1 The unit square and unit circle

To kick things off, let’s briefly talk about the two geometric shapes, which are the basis for the entire process: the unit square and the unit circle. The unit square is simply a square whose side length is equal to \(1\)! Actually, the unit square can be conveniently thought of as being the square with the following vertices: \((0,0)\), \((0,1)\), \((1,1)\) and \((1,0)\).

(#fig:unit_square)The unit square

In the same way, the unit circle is a circle of diameter equal to \(1\). Given these definitions, it follows that the unit circle can be inscribed in the unit square.

2 The areas ratio

After establishing the special relationship between the two shapes, it is now time to investigate the following: what is the ratio of the area of the unit circle to the area of the unit square?. In other words, what percentage of the unit square is covered by the unit circle? This question can be answered by using the corresponding areas formulas. If \(r\) represents the radius of the circle, we can compute the circle’s area as :

\[ A_1 = \pi r^2 \]

Also, if \(c\) is the length of one side of the square, then the area of the square is computed as:

\[ A_2 = c^{2} \]

Before we move on to compute the ratio of \(A_1\) to \(A_2\), it is important to identify the relationship between \(c\) and \(r\). We know that \(c = 2r = 1\), therefore:

\[ r = \frac{c}{2} \]

Let’s now compute the areas ratio and answer the question posed in this section:

\[ \frac{A_1}{A_2} = \frac{\pi \frac{c^{2}}{4}}{c^{2}} = \frac{\pi c^2}{4c^2} = \frac{\pi}{4} \\ A_1 = \frac{\pi}{4}A_2 \]

The answer to the question is: the unit circle is \(\frac{\pi}{4}\) times the unit square. This scaling factor is approximately equal to 0.785, which is to say that the unit circle covers about 78.5% of the unit square. At this point, I must add that this result is not restricted to the unit circle and the unit square. It is also true for any circle inscribed in a square.

3 Shooting arrows

Let’s now assume that you are an inexperienced archer and that the arrows you shoot hit your target at random points. Let’s say you shoot \(A\) arrows at the square and you want to find out how many arrows also landed in the circle (let the number of arrows that hit the circle be \(B\)). Based on the result in the previous section, we can confidently say that we expect:

\[ B = \frac{\pi}{4}A \]

In other words, we expect that the number of arrows that hit the circle is roughly about 78.5% (i.e. \(\frac{\pi}{4}\)) of the arrows that hit the square. We can rewrite this relationship as:

\[\begin{equation} \pi = \frac{4B}{A} \tag{3.1} \end{equation}\]

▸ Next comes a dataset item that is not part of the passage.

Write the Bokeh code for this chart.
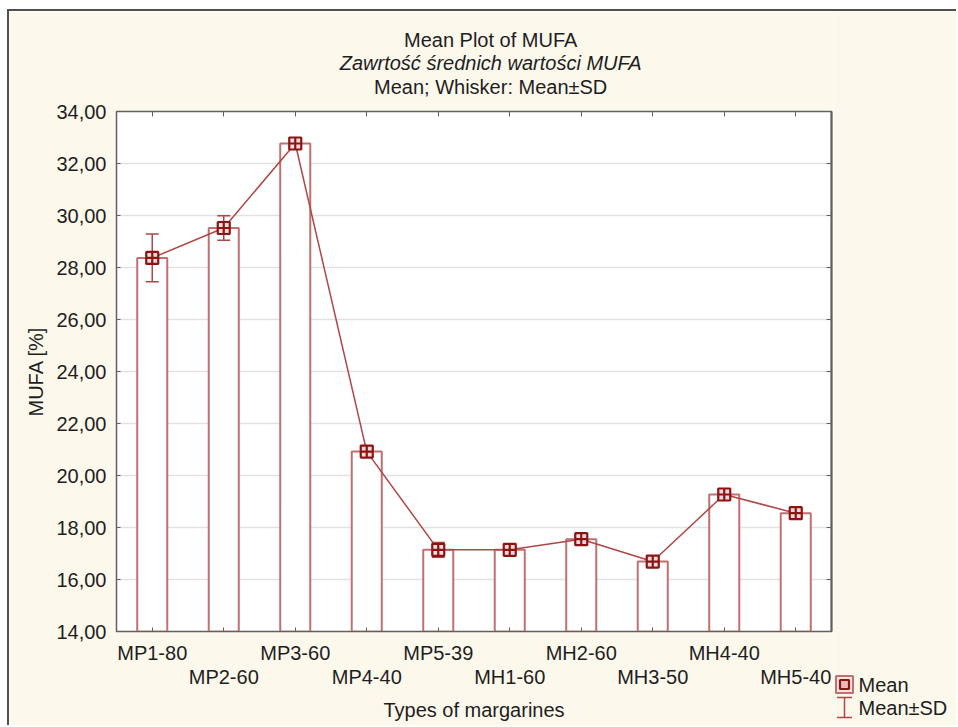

Finally, it is time to estimate the value of \(\pi\) using Monte Carlo simulations. The idea is based on what we just described. We will shoot (i.e. simulate) 10000 random arrows at the square and use the number of arrows that hit the square (i.e. \(A\)) and the number of arrows that also hit the circle (i.e. \(B\)) to compute \(\pi\). Remember that our unit square is at the origin of a coordinate system. This means that the x and y coordinates of all shot arrows are between 0 and 1 (inclusive).

This can easily be achieved by simulating 2 uniformly distributed random vectors of 10000 elements each, one for x coordinates and the other for y coordinates.

library(dplyr)
library(magrittr)

set.seed(12345)

inside_square <- tibble(
  x = runif(10000),
  y = runif(10000)
)

inside_square

# A tibble: 10,000 x 2
          x         y
      <dbl>     <dbl>
 1 0.720904 0.244320 
 2 0.875773 0.689401 
 3 0.760982 0.869641 
 4 0.886125 0.981234 
 5 0.456481 0.569278 
 6 0.166372 0.164329 
 7 0.325095 0.0245451
 8 0.509224 0.0124972
 9 0.727705 0.0500600
10 0.989737 0.423860 
# ... with 9,990 more rows

Each row of the data set represents a shot arrow. Now, we need to figure out a way to identify the points, which are also inside the unit circle. It turns out that if a point is inside the unit circle, then its coordinates satisfy the following condition:

\[ x^2 + y^2 < 1 \]

We now use this rule to label each point of the data set as 1 if it is in the unit circle and as 0 otherwise.

inside_square %<>%
  mutate(unit_circle = if_else(x^2 + y^2 < 1, 1, 0))

inside_square

# A tibble: 10,000 x 3
          x         y unit_circle
      <dbl>     <dbl>       <dbl>
 1 0.720904 0.244320            1
 2 0.875773 0.689401            0
 3 0.760982 0.869641            0
 4 0.886125 0.981234            0
 5 0.456481 0.569278            1
 6 0.166372 0.164329            1
 7 0.325095 0.0245451           1
 8 0.509224 0.0124972           1
 9 0.727705 0.0500600           1
10 0.989737 0.423860            0
# ... with 9,990 more rows

Now, we have everything we need to estimate \(\pi\): \(A = 10000\) and \(B\) is equal to the number of \(1\)’s in the unit_circle column. Using Equation (3.1), we estimate \(\pi\) in the following way:

inside_square %>%
  summarize(pi_estimate = 4 * sum(unit_circle == 1) / n())

# A tibble: 1 x 1
  pi_estimate
        <dbl>
1     3.16320

Our result is pretty good, huh? It’s quite close to 3.14! Conducting the experiment with more data yields better results and I’ll end this article with a visualization that illustrates this fact:

inside_square %<>%
  mutate(n_points = row_number(),
         n_inside = cumsum(unit_circle),
         pi_estimate = 4 * n_inside / n_points)

library(ggplot2)

ggplot(data = inside_square, aes(x = n_points, y = pi_estimate)) +
  geom_line() +
  geom_hline(yintercept = pi, color = "red") +
  labs(x = "Number of simulated points", y = "Estimate of pi") +
  expand_limits(y = 0) +
  theme_classic()